DQN is inherently **off-policy and value-based**, which limits flexibility in some trading contexts. Future directions could include:

- **A3C (Asynchronous Advantage Actor-Critic)**: Multiple agents explore in parallel, updating a shared global policy. This can **improve exploration**, diversity of experiences, and training speed.

- **SAC (Soft Actor-Critic)**: A more recent method that optimizes for **entropy-regularized returns**, potentially leading to better exploration and more robust policies in noisy, stochastic markets.

- **PPO (Properly Implemented)**: While PPO underperformed here, it may still hold potential in more continuous action variants or with better tuned architectures. Actor-critic agents also **natively model policy uncertainty**, which could be beneficial in volatile markets.

---

### 🧠 4. **Richer Feature Sets & Meta Information**

Currently, the state vector includes 10 technical indicators + `shares_held`. But markets are influenced by:

- News sentiment
- Sector or macro indicators
- Volume patterns beyond OBV
- Time-of-day or weekday effects (especially for intraday data)
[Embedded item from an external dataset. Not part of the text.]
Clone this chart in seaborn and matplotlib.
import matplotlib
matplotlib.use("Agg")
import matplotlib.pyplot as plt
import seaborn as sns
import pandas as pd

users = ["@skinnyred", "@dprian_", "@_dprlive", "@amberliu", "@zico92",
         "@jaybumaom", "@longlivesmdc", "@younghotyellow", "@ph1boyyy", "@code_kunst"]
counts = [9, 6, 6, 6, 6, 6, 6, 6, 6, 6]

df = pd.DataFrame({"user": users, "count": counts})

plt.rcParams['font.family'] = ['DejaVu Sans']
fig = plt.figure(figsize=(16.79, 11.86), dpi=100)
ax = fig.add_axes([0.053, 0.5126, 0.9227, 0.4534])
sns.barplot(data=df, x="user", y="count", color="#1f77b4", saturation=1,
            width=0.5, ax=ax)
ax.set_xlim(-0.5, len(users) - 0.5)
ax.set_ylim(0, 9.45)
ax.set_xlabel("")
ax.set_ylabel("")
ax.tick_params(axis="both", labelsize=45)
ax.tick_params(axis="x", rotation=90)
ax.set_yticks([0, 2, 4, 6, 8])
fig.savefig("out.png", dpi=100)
➡️ Future models could experiment with **attention-based input modules** or **feature selection layers** to automatically adapt to the most predictive indicators.

---

### 🧪 5. **Synthetic Data Generation for Simulated Backtesting**

One of the most significant limitations was the **availability of quality minute-level data**, especially for diverse assets.

To overcome this:

- 🧰 Develop or train a **realistic stock data simulator**, conditioned on:
  - Volatility regimes
  - Asset class (growth vs value)
  - Trending vs mean-reverting behavior
- This would allow:
  - Robust testing across extreme events (e.g., crashes, bubbles)
  - Multi-agent simulations
  - Portfolio-level strategy testing

Potential ideas include using **GANs or autoregressive models** to generate time series that mirror real stock dynamics.

---

### ⚠️ 6. **Position Sizing & Risk Management Logic**

The current agent always buys $100 and sells all at once. In practice:

- Position sizing depends on volatility, conviction, or recent profits.
- Risk-adjusted returns (e.g., Sharpe, Sortino ratios) are critical in evaluating strategies.
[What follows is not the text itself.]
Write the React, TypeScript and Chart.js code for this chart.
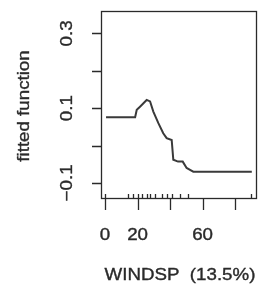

✅ Future environments could incorporate **soft action spaces**, allowing the agent to learn **how much to buy or sell**, not just when.

---

### 🧪 7. **Market Impact, Slippage & Realism Enhancements**

The current simulator assumes:
- Perfect execution at the closing price
- No impact from the agent’s trades
- No liquidity constraints

For higher fidelity:
- Add **slippage models** and **execution delays**
- Limit trading during illiquid periods
- Incorporate **spread-aware pricing**

These changes would encourage agents to **plan ahead**, optimizing for trade efficiency — not just profitability.

---

### 📈 8. **Transfer Learning Across Assets**

The Apple-trained agent showed varying levels of generalization when applied to S&P 500 and Reliance.

➡️ Future experiments could:
- Explicitly **fine-tune agents** across assets
- Use **meta-learning** to create a generalist agent that can quickly adapt to new stocks
- Introduce **domain adaptation** layers to transfer knowledge between correlated stocks (e.g., tech stocks)
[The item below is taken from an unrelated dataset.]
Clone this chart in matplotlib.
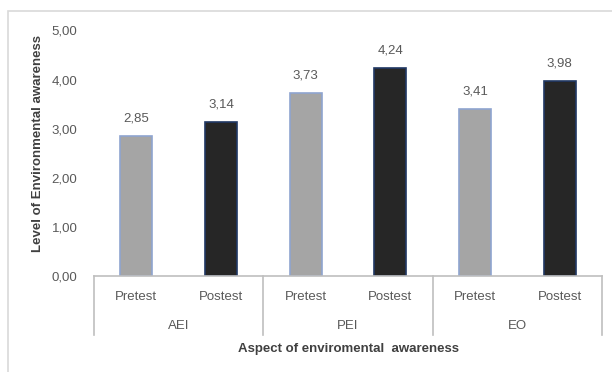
import matplotlib
matplotlib.use('Agg')
import matplotlib.pyplot as plt
import matplotlib.transforms as mtransforms
from matplotlib.patches import Rectangle

groups = ['AEI', 'PEI', 'EO']
tests = ['Pretest', 'Postest']
pretest = [2.85, 3.73, 3.41]
postest = [3.14, 4.24, 3.98]
yticks = [0, 1, 2, 3, 4, 5]

plt.rcParams['font.family'] = ['Liberation Sans', 'DejaVu Sans']

fig = plt.figure(figsize=(6.12, 3.72), dpi=100)
# outer chart frame
fig.patches.append(Rectangle((7.5/612, -0.1), 1.0, 1 - 11/372 + 0.1, transform=fig.transFigure,
                             fill=False, edgecolor='#D9D9D9', lw=1.2))
H = 245.6
ax = fig.add_axes([94/612, 1 - 276/372, 508/612, H/372])

vals = []
cols = []
edges = []
labels = []
for p, q in zip(pretest, postest):
    vals += [p, q]
    cols += ['#A5A5A5', '#262626']
    edges += ['#8FA4D0', '#203864']
    labels += tests
x = list(range(len(vals)))

ax.bar(x, vals, width=0.38, color=cols, edgecolor=edges, linewidth=1.2)
for xi, v in zip(x, vals):
    ax.annotate(('%.2f' % v).replace('.', ','), (xi, v), xytext=(0, 8),
                textcoords='offset points', ha='center', va='bottom',
                fontsize=9.5, color='#595959')

ax.set_xlim(-0.5, len(vals) - 0.5)
ax.set_ylim(0, 5)
ax.set_yticks(yticks)
ax.set_yticklabels([('%.2f' % t).replace('.', ',') for t in yticks])
ax.set_xticks(x)
ax.set_xticklabels(labels)
ax.tick_params(axis='both', length=0, labelsize=9.5, labelcolor='#595959')
ax.tick_params(axis='x', pad=11)
ax.tick_params(axis='y', pad=12)
for s in ['top', 'right', 'left']:
    ax.spines[s].set_visible(False)
ax.spines['bottom'].set_color('#BFBFBF')
ax.spines['bottom'].set_linewidth(1.2)

trans = mtransforms.blended_transform_factory(ax.transData, ax.transAxes)
for i in range(len(groups) + 1):
    xs = 2 * i - 0.5
    ax.plot([xs, xs], [0, -59/H], transform=trans, color='#BFBFBF',
            lw=1.2, clip_on=False)
for i, g in enumerate(groups):
    ax.text(2 * i + 0.5, -50/H, g, transform=trans, ha='center', va='center',
            fontsize=9.5, color='#595959')

ax.set_xlabel('Aspect of enviromental  awareness', fontsize=9.5,
              fontweight='bold', color='#404040')
ax.xaxis.label.set_va('center')
ax.xaxis.set_label_coords(0.5, -73/H)
ax.set_ylabel('Level of Environmental awareness', fontsize=9.5,
              fontweight='bold', color='#404040')
ax.yaxis.label.set_va('center')
ax.yaxis.set_label_coords(-56/508, (276 - 143)/H)

plt.savefig('out.png', dpi=100)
### 9.🔍 **A final insight worth noting**:  

While temporal-difference methods like 1-step and n-step TD help propagate outcomes backward for faster learning, they don't directly answer the deeper question of **"What should I have done instead?"**  
- To explore this, future work could investigate **counterfactual learning** or **causal reinforcement learning**, which aim to model and learn from *alternate decisions* — allowing the agent to reason not just about *what happened*, but *what could have happened* if it acted differently.  
- This is especially valuable in trading, where timing and action selection can drastically change outcomes, and understanding the *missed opportunities* is just as important as exploiting known ones.